▶ Task statement
Leave out every picture, and retype exactly the lines from the line with "Rebuild this chart" through the line with "plt.rcParams['mathtext.fontset'] = 'stix'", both ends included.

▶ Extracted information
⁂

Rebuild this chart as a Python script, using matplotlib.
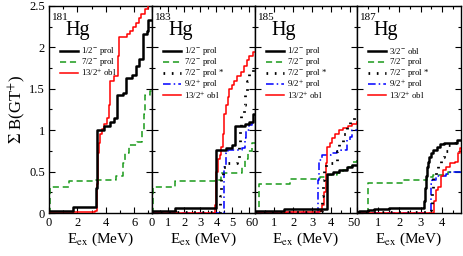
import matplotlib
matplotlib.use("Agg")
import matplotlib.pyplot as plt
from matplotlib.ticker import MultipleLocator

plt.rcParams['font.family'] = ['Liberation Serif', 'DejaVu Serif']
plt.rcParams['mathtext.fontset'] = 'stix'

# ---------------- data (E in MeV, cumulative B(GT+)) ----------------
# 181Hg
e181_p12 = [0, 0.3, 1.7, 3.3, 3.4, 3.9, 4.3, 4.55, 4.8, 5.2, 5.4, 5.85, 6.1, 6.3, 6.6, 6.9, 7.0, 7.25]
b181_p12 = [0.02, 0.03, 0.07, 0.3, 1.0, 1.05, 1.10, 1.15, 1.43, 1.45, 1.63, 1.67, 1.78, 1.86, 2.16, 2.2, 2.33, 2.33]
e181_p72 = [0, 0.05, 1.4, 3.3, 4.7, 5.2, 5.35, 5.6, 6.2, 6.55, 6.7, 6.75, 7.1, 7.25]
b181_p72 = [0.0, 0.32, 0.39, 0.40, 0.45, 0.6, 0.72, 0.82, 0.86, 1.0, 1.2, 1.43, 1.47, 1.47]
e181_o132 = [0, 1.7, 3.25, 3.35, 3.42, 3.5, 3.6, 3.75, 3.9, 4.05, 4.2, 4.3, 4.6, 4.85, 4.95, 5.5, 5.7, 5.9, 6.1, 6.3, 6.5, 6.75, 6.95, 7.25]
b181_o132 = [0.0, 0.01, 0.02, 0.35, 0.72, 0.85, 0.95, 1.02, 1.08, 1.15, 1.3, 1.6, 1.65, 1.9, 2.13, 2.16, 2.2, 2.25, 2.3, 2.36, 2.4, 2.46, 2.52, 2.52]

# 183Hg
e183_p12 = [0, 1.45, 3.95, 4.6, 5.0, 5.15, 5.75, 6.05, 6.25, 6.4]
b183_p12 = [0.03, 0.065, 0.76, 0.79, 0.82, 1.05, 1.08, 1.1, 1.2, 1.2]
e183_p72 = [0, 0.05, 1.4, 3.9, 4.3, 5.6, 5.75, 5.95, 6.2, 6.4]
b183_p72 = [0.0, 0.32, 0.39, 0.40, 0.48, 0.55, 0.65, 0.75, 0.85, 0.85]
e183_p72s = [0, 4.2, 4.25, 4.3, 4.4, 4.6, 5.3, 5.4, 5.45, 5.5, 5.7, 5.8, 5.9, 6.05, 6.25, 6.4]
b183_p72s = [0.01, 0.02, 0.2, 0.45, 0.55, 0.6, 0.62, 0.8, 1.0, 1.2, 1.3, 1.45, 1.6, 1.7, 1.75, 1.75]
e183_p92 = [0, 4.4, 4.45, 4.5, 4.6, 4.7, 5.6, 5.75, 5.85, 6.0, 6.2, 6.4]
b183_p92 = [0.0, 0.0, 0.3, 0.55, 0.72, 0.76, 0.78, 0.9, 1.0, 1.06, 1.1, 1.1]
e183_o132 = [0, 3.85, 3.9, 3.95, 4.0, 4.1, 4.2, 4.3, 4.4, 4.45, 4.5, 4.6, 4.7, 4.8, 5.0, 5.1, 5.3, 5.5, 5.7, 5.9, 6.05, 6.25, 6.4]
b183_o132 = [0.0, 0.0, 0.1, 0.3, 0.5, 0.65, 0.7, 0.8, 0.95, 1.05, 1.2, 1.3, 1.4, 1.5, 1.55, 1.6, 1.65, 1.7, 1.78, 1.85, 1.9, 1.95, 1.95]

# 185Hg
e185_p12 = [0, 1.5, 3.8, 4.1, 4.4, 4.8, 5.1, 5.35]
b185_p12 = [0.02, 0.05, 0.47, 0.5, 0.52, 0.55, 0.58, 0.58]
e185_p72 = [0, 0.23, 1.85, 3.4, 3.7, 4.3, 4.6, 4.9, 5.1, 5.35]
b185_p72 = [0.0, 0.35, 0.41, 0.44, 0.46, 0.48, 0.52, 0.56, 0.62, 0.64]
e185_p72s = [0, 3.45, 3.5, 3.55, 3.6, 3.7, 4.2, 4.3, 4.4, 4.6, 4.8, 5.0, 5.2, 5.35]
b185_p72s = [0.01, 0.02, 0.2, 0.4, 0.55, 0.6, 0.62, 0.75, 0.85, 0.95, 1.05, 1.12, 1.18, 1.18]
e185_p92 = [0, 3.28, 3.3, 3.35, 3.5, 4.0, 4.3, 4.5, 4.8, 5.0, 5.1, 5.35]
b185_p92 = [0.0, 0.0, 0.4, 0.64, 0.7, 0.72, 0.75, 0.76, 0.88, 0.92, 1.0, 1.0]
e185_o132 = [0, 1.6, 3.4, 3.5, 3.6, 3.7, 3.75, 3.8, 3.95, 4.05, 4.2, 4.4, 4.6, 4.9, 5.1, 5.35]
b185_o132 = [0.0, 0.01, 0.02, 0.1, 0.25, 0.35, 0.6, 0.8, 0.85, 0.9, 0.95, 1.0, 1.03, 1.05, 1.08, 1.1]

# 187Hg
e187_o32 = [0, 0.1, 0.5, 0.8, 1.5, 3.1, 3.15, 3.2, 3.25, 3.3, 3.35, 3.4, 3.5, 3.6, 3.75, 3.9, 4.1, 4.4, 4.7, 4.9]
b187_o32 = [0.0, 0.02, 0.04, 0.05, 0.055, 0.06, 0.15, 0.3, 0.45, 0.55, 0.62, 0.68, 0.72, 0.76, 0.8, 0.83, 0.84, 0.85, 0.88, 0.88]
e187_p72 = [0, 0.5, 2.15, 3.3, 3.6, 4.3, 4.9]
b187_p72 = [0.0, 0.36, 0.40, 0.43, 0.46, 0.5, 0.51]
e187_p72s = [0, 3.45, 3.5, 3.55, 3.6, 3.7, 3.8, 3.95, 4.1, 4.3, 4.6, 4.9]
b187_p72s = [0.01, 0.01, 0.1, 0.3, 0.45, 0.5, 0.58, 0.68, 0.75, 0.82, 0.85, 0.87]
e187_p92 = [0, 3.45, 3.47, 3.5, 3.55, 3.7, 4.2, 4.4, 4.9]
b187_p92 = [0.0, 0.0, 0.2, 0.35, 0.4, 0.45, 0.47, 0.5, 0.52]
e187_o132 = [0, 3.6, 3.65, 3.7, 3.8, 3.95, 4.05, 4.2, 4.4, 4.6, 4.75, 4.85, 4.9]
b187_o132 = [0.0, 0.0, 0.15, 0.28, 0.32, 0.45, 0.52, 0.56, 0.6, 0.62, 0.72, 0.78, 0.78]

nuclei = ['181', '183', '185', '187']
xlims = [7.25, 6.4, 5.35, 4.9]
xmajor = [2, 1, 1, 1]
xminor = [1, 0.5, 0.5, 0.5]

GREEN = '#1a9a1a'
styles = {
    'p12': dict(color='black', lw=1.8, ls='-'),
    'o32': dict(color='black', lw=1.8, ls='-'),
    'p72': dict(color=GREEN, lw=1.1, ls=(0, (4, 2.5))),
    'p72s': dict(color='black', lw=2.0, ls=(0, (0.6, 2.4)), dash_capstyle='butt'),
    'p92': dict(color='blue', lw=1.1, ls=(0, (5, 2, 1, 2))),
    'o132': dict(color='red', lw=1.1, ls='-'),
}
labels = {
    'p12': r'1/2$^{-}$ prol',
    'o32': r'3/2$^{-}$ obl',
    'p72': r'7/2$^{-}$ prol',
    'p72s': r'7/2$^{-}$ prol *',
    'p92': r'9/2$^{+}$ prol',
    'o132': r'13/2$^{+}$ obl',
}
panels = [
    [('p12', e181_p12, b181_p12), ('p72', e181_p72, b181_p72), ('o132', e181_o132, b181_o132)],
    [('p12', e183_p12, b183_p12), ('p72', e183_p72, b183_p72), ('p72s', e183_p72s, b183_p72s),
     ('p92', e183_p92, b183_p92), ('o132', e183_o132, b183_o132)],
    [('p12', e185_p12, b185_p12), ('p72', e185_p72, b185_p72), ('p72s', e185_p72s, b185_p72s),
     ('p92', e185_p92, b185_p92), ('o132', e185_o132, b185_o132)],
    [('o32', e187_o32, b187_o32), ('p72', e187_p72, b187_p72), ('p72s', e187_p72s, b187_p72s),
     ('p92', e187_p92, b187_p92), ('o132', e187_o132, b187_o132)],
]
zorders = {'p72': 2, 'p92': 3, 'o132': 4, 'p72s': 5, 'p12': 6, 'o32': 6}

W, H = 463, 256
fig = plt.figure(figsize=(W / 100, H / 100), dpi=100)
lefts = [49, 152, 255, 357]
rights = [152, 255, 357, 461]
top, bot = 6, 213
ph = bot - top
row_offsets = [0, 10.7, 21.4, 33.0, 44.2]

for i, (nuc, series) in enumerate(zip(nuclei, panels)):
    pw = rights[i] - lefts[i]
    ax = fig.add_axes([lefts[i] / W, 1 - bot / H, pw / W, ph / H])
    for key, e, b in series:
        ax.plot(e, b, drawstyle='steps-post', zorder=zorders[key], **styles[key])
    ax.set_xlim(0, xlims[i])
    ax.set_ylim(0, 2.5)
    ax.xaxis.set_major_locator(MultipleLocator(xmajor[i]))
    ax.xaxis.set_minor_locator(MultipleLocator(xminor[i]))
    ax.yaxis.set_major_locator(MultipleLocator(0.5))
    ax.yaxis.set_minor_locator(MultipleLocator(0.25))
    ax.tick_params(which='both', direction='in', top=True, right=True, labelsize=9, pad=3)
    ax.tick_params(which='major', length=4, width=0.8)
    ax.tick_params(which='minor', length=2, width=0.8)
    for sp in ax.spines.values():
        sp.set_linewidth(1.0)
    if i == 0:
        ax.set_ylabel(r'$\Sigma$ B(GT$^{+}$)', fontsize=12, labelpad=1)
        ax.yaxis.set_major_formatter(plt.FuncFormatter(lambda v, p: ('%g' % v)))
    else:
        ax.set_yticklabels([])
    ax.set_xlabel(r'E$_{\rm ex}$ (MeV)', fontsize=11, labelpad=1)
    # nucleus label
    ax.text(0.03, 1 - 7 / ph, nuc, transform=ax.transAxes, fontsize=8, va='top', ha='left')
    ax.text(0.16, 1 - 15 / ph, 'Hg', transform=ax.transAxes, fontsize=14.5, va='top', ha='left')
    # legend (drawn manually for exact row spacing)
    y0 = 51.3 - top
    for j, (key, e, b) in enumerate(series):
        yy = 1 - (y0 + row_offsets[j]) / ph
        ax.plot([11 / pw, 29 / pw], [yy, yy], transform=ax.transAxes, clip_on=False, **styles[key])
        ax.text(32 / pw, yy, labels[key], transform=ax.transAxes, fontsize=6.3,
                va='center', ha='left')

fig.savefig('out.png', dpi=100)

⁂

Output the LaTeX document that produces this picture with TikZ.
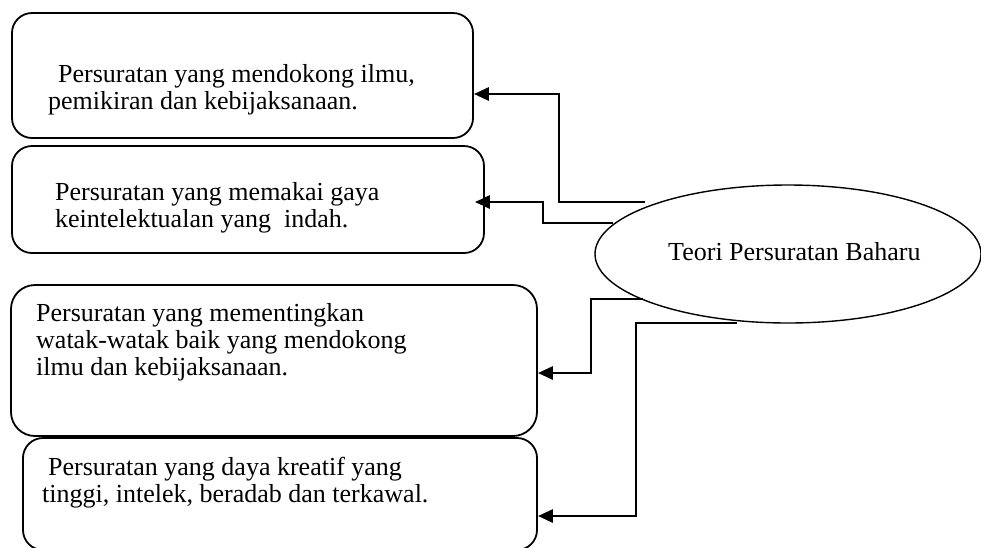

⁂

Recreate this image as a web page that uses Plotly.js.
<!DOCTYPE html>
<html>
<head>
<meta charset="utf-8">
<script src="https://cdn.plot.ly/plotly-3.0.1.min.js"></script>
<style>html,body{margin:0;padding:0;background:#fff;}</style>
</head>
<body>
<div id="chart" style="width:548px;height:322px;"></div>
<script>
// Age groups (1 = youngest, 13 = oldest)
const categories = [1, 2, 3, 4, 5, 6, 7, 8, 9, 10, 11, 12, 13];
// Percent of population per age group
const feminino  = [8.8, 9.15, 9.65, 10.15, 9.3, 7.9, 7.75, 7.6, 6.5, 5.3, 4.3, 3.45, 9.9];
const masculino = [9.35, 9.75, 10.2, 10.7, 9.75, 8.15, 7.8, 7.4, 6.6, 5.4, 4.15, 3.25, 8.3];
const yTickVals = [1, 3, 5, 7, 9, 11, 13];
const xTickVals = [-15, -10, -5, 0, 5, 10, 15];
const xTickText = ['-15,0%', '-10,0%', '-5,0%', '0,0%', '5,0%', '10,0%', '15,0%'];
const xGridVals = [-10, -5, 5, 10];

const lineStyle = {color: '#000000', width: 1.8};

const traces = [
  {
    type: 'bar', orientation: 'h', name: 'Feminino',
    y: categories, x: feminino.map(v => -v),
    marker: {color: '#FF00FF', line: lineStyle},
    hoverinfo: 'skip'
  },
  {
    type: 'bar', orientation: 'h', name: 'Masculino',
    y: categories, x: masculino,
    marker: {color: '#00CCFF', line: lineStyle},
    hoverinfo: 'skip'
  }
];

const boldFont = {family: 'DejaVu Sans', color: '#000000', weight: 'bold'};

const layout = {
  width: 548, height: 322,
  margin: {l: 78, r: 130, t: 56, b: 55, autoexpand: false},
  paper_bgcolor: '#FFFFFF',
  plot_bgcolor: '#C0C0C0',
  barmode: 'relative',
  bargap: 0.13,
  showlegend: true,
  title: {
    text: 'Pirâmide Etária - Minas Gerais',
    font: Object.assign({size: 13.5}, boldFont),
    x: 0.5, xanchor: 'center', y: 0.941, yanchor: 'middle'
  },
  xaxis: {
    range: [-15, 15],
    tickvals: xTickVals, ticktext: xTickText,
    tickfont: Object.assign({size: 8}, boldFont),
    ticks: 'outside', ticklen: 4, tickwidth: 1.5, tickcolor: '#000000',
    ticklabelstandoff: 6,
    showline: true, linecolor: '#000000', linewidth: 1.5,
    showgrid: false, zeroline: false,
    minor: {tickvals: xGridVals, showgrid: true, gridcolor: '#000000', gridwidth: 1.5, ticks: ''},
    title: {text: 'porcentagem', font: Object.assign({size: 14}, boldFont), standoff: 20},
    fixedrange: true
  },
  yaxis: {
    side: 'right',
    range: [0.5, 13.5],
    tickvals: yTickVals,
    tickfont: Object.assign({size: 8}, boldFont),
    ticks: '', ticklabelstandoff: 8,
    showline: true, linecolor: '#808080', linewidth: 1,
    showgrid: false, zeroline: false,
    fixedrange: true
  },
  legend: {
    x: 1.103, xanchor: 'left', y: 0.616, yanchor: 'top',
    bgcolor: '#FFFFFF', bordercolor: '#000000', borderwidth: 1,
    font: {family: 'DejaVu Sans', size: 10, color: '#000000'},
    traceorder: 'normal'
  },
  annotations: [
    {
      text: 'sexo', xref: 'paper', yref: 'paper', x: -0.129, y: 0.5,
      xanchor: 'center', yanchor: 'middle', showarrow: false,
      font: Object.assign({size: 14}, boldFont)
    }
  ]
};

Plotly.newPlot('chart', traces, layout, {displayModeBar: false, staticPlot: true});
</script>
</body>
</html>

⁂

▶ Final result
Rebuild this chart as a Python script, using matplotlib.
import matplotlib
matplotlib.use("Agg")
import matplotlib.pyplot as plt
from matplotlib.ticker import MultipleLocator

plt.rcParams['font.family'] = ['Liberation Serif', 'DejaVu Serif']
plt.rcParams['mathtext.fontset'] = 'stix'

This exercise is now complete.